The wedding: Can Kate save the monarchy?

Though the British are still reasonably fond of their royal family, the institution was damaged by the disastrous marriage of Prince Charles and Diana Spencer.

Every marriage takes work, said John Burns in The New York Times, but by becoming Princess Catherine, the former Kate Middleton has taken on the added burden of saving “the anachronism of the monarchy in a democratic age.” The British are still reasonably fond of their royal family, but the institution was badly damaged by the disastrous marriage of Prince Charles and Diana Spencer—with its multiple affairs, its intercepted phone calls with “excruciating expressions of sexual yearning” for other people, and its awful, soap-opera ending. Indeed, a long series of embarrassing divorces and personal and financial scandals has shaken the royal family’s foundations “as never before in modern times.” Can Kate, along with her new husband, Prince William, rebrand this inept family of oddballs for the 21st century?

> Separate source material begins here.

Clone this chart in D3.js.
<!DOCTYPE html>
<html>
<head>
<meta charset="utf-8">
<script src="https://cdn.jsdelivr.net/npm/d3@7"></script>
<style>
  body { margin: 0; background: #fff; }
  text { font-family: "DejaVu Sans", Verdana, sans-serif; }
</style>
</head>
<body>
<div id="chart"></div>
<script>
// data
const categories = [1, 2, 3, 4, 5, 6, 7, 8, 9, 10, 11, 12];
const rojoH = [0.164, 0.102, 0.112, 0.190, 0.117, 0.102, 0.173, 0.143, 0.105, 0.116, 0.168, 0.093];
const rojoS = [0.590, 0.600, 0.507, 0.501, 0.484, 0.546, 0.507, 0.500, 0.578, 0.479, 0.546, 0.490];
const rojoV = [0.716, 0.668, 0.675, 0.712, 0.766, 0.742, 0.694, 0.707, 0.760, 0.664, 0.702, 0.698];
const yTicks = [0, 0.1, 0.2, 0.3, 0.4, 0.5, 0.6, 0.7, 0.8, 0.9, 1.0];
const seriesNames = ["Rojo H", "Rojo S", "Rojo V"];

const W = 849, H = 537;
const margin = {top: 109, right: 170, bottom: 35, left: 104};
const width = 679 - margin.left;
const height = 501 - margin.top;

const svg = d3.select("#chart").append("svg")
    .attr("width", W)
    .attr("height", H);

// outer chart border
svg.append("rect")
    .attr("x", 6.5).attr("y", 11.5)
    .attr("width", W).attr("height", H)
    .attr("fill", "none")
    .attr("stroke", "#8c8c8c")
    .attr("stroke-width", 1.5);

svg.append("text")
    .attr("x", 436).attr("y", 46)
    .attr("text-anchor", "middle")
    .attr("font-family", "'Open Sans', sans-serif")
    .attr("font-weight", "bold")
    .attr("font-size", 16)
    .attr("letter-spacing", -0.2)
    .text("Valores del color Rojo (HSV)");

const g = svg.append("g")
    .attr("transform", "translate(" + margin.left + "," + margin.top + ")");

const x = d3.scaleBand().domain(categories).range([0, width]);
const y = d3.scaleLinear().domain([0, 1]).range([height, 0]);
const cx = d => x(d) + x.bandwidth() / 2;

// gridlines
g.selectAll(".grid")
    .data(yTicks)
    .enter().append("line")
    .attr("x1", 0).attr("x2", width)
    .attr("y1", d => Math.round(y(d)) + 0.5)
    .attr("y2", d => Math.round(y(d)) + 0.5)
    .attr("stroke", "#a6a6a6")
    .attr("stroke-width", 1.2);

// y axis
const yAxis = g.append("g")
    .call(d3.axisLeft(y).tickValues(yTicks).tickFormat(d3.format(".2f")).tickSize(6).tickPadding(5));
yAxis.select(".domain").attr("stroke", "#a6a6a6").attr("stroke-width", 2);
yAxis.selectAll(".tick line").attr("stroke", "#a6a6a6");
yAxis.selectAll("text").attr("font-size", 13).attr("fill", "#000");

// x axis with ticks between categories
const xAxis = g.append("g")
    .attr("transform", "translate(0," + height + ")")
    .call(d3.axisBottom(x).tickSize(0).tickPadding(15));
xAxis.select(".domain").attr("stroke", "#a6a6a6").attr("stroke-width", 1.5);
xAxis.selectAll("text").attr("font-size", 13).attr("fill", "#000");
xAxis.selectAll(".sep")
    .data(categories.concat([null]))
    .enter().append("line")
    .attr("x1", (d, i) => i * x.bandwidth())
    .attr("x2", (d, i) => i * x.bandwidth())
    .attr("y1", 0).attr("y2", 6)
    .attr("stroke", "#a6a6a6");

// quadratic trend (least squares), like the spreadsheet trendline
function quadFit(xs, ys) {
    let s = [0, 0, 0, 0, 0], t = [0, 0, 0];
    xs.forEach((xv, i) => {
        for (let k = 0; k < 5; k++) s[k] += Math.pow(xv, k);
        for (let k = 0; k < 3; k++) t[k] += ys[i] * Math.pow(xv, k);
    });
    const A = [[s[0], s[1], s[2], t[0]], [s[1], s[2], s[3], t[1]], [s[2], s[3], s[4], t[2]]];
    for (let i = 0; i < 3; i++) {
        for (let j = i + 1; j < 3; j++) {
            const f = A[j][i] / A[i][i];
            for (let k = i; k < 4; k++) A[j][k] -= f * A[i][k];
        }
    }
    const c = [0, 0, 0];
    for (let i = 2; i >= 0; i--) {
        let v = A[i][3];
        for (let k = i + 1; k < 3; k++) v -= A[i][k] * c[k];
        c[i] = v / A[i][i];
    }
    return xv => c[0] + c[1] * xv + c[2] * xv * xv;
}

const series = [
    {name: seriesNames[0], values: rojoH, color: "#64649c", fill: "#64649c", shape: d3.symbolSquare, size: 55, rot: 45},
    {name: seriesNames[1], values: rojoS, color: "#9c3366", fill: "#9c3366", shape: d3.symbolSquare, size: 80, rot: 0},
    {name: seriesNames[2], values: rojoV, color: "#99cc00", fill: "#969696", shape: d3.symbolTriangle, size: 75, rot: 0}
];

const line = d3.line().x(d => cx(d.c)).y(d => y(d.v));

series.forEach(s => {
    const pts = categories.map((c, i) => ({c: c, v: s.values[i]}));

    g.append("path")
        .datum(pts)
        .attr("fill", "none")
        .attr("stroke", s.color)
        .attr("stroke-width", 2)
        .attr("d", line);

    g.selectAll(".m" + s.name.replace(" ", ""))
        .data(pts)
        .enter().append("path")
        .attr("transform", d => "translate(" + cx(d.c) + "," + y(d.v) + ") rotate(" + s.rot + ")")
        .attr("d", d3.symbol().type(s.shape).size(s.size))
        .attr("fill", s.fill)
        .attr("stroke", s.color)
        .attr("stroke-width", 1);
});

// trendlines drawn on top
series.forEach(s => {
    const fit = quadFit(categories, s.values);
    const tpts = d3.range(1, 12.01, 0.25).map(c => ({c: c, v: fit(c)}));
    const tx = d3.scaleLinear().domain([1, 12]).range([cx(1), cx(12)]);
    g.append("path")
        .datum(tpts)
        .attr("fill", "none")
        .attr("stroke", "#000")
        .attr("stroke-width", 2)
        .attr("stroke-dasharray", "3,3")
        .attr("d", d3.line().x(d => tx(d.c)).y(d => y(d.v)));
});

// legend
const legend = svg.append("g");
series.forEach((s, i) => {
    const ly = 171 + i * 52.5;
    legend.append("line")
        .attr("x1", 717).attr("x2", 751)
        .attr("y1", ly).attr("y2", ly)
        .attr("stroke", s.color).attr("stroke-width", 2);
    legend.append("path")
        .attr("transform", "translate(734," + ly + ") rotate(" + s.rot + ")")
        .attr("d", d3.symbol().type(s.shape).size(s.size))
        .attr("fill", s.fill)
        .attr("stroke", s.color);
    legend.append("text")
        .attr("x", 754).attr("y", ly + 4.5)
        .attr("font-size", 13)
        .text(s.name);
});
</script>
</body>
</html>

So far, Kate has not made a single false step, said Lauren Collins in The New Yorker. She has expertly climbed Britain’s social ladder, emerging from a middle-class family of “arrivistes” who became wealthy through a party-supply business. At posh Marlborough College, Kate’s friends say, she put up a poster of William on her dorm-room wall, like a target, before the two met and fell in love. When they briefly broke up, Kate kept her mouth shut, gave William the space he craved, and went out on the town in “a spray-on miniskirt.” Sure enough, he came back. Most important of all, Kate knows that her public role is to look beautiful and let William take the lead—unlike Diana, who hogged the spotlight. “Queen Catherine, as she one day will be, seems to have what it takes,” said Andrew Roberts in the London Spectator. The snobs who are aghast that William chose a “commoner” will soon “be lost in admiration of her poise and professionalism.”